Who am I kidding, I will keep the 365 AND get the 938… Tupperware is handy sometimes.

I tend to stay within caliber groups,yes I have a 45 and yes i have a weapon that fires 9mm. But for me my main stay is 40cal. This then tends to produce generically weapons trigger pulls in the same range, before I make whatever are personal choice adjustments.

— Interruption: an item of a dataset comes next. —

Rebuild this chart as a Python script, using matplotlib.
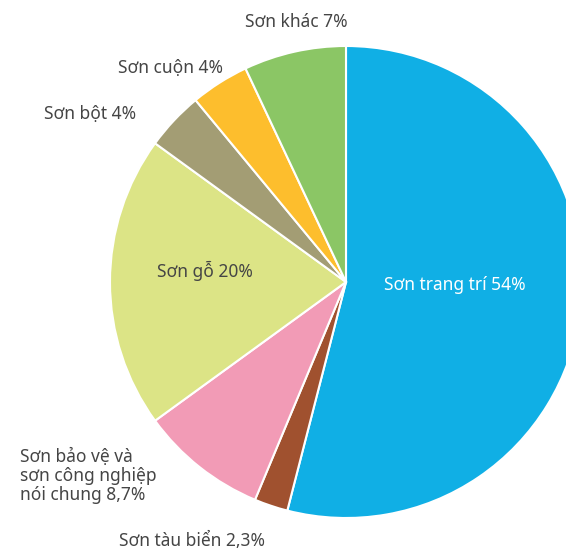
import matplotlib.pyplot as plt

labels = ['Sơn trang trí 54%', 'Sơn tàu biển 2,3%',
          'Sơn bảo vệ và\nsơn công nghiệp\nnói chung 8,7%',
          'Sơn gỗ 20%', 'Sơn bột 4%', 'Sơn cuộn 4%', 'Sơn khác 7%']
shares = [54, 2.3, 8.7, 20, 4, 4, 7]
colors = ['#10afe5', '#a0512f', '#f29bb6', '#dce486', '#a39d74', '#fdbe2d', '#8bc665']

plt.rcParams['font.family'] = ['Noto Sans', 'DejaVu Sans']

fig = plt.figure(figsize=(5.66, 5.49), dpi=100)
ax = fig.add_axes([0, 0, 1, 1])
ax.pie(shares, colors=colors, startangle=90, counterclock=False, radius=1,
       wedgeprops={'edgecolor': 'white', 'linewidth': 1.5})

# pixel -> data: x = (px - 346)/236, y = (282 - py)/236
def P(px, py):
    return (px - 346) / 236, (282 - py) / 236

ax.set_xlim(P(0, 0)[0], P(566, 0)[0])
ax.set_ylim(P(0, 549)[1], P(0, 0)[1])
ax.set_aspect('auto')
ax.axis('off')

txt = '#454545'
fs = 12.5
ax.text(*P(455, 285), labels[0], color='white', fontsize=fs, ha='center', va='center')
ax.text(*P(192, 541), labels[1], color=txt, fontsize=fs, ha='center', va='center')
ax.text(*P(20, 476), labels[2], color=txt, fontsize=fs, ha='left', va='center',
        linespacing=1.1)
ax.text(*P(205, 271), labels[3], color=txt, fontsize=fs, ha='center', va='center')
ax.text(*P(90, 114), labels[4], color=txt, fontsize=fs, ha='center', va='center')
ax.text(*P(170, 68), labels[5], color=txt, fontsize=fs, ha='center', va='center')
ax.text(*P(296, 22), labels[6], color=txt, fontsize=fs, ha='center', va='center')

fig.savefig('out.png', dpi=100)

When firing to the trigger break, if on a new weapon and I miss the break,I am still not at a full trigger pull,so I still have an advantage tactically. Due to my personal weapons selection the 45 is a third level backup, the 9 mm is a completely different style of weapon(mpx style) so there is no training confusion,admittedly my main base is ELT ( 1500-2000)(338-50)so thinking may be a bit different than some however if you are consistent in caliber,then by a few manufacturer’s pull weights are similar. if training for a performance level , that’s one thing, if collecting then that is something else and it wouldn’t matter,if its a love thing that’s entirely different, so the question is what is your purpose? Competition,work,love,just the fun of it,or owning the latest and greatest? This will all enter into how you train and carry, but regardless of how good you are,the best gun fight is the one that never happened. weapons life style is just a better form of golf,with better perks and more testing and better preparedness. Lol hope this is helpful.